The master plan is open for public comment until Dec. 28. After that window closes, staff will make revisions based on the feedback and then present it at a public hearing with the board in February, Christensen said.
Commissioners’ approval of the plan would advance the proposal for the missing link, likely including multiple route options, to the Met Council — which would then decide if, or to what extent, the ideas meet guidelines for regional funding. (The MPRB would need to use some of its own money to complete the entire corridor.)
The council, made up of 17 appointees of Gov. Mark Dayton, is anticipating the Grand Rounds Missing Link proposal in mid-2019, according to council staff.
The council’s approval would unlock funding for construction crews to extend the trail on its northern end for a few blocks across Interstate 35W to Broadway Street Northeast, which is where the city is working on installing new protected bike paths.
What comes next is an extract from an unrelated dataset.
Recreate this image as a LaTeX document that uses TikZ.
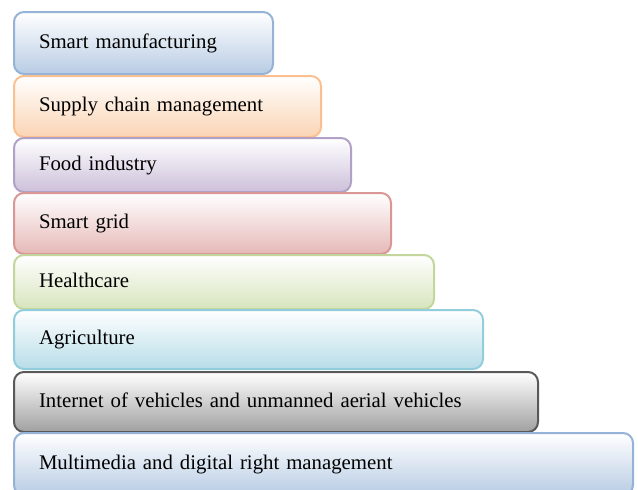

After that, the MPRB will push forward with more detailed designs of the missing link, mainly by working with property owners, so that it can propose extensions in increments — likely two blocks at time — in coordination with other street renovations and long-range planning, Christensen said.
Met Council Member Cara Letofsky, who represents the area and supports the missing link, said she is looking forward to voting on the proposal next year, mainly because the routes run near public housing complexes, such as the 184-unit Glendale Townhomes in Prospect Park, that she thinks deserve access to a new recreational path.
“I’m very excited that this could get completed, in part, because it’s slated through a part of the city that’s not really accessible to your everyday Minneapolitan,” she said. “It’s one of these projects, like Southwest Light Rail, that takes years and years and years to get done.”